Verizon maintains that users will get ample warning messages if they do come close to their data limits. That's good, but say you just bought a nice, new 4G phone and the sales guy showed you Viewdini. Pretty sweet -- time for a mobile video binge! Couple hours later, the warnings start popping up. "Wait, I don't to have want to pay overages. Quick, shut off mobile data. There. Now ... when can I turn this back on? Is it safe to check my email? What about Facebook? When does this billing cycle reset, anyway?"
It's not a great way to get to know your new phone. True, anyone can overindulge in mobile video with or without Viewdini's help, but it's funny that Verizon's encouraging data-chugging video while at the same time moving to limit customers. Maybe Viewdini's greatest trick will be racking up overage revenue.
A company called "Leap Motion" may have just shown the world the way we'll all be using computers in a couple of years -- if its technology really works the way they say it does.
Leap Motion's new Leap control system is one that actually deserves comparisons to "Minority Report." That movie featured a futuristic computer interface in which users zipped through a huge screen full of information by waving around their arms and fingers. And that's exactly what you can do with Leap, only you don't have to wear any special gloves.

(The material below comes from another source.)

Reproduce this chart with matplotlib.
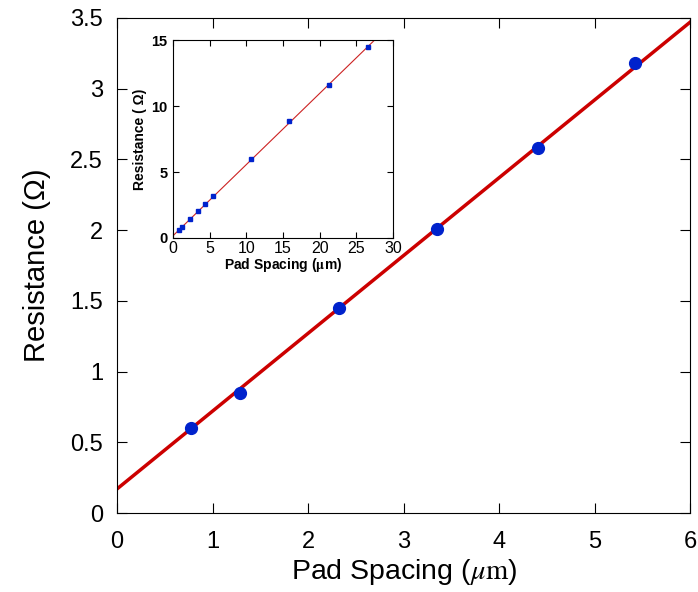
import matplotlib.pyplot as plt
import numpy as np

plt.rcParams['font.family'] = ['Liberation Sans', 'DejaVu Sans']
plt.rcParams['mathtext.fontset'] = 'stix'

# main panel data
spacing = [0.78, 1.29, 2.32, 3.35, 4.41, 5.42]
resistance = [0.60, 0.85, 1.45, 2.01, 2.58, 3.18]
fit_x = [0, 6]
fit_y = [0.17, 3.47]

# inset data
spacing_in = [0.78, 1.29, 2.32, 3.35, 4.41, 5.42, 10.6, 15.8, 21.3, 26.6]
resistance_in = [0.60, 0.85, 1.45, 2.01, 2.58, 3.18, 6.0, 8.9, 11.6, 14.5]
fit_in_x = [0, 27.5]
fit_in_y = [0.17, 15.0]

fig = plt.figure(figsize=(6.98, 5.92), dpi=100)
ax = fig.add_axes([117/698, 1-513/592, (690-117)/698, (513-18)/592])
ax.plot(fit_x, fit_y, color='#cc0000', lw=2.5, zorder=2)
ax.plot(spacing, resistance, 'o', color='#0022cc', ms=8.5, zorder=3)
ax.set_xlim(0, 6)
ax.set_ylim(0, 3.5)
ax.set_xticks(range(7))
ax.set_yticks(np.arange(0, 3.51, 0.5))
ax.set_yticklabels(['0', '0.5', '1', '1.5', '2', '2.5', '3', '3.5'])
ax.tick_params(direction='in', top=True, right=True, length=7, labelsize=17)
ax.tick_params(axis='x', pad=13)
ax.tick_params(axis='y', pad=10)
ax.set_xlabel(r'Pad Spacing ($\mu\mathrm{m}$)', fontsize=20.5, labelpad=3)
ax.set_ylabel('Resistance (\u03a9)', fontsize=21, labelpad=14)

axin = fig.add_axes([173/698, 1-238/592, (393-173)/698, (238-40)/592])
axin.plot(fit_in_x, fit_in_y, color='#cc2222', lw=0.8, zorder=2)
axin.plot(spacing_in, resistance_in, 's', color='#0022cc', ms=3.5, zorder=3)
axin.set_xlim(0, 30)
axin.set_ylim(0, 15)
axin.set_xticks(range(0, 31, 5))
axin.set_yticks([0, 5, 10, 15])
axin.tick_params(direction='in', top=True, right=True, length=4, pad=2)
axin.tick_params(axis='x', labelsize=11.5)
axin.tick_params(axis='y', labelsize=10.5, pad=4)
for lab in axin.get_yticklabels():
    lab.set_fontweight('bold')
axin.set_xlabel(r'Pad Spacing ($\mathbf{\mu}$m)', fontsize=10, fontweight='bold', labelpad=0)
axin.set_ylabel('Resistance ( \u03a9)', fontsize=10, fontweight='bold', labelpad=3)

fig.savefig('out.png', dpi=100)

The Leap is about the size of a pack of gum. It'll cost about $70 and connect to a computer via USB. Set it under your display, perhaps just in back of your keyboard, and it begins to monitor a four-cubic-foot zone right above it. Stick your hands in that zone, and you're controlling the interface with pure gestures. Or you can control the action by holding an object like a pen. The leap can sense the motion of your hands and individual fingers, apparently with a great degree of sensitivity.
With a properly designed application, users can play games, design, write, navigate interfaces, and do pretty much anything else through gesture control. Leap Motion offers development kits, so relevant software could be on the horizon soon. The company also has plans to set up its own app store to make sure the device has plenty of real-world uses.
If it all comes together, especially for a sub-$100 price, a Leap sensor could eventually become almost as common a peripheral as a mouse or keyboard.
Whether this particular design will entirely replace other input methods is less certain. Leap seems like a no-brainer for certain types of work, but for people who sit at a computer literally all day, I don't know how comfortable it would be to have your arms raised up in front of you like that for eight hours at a time.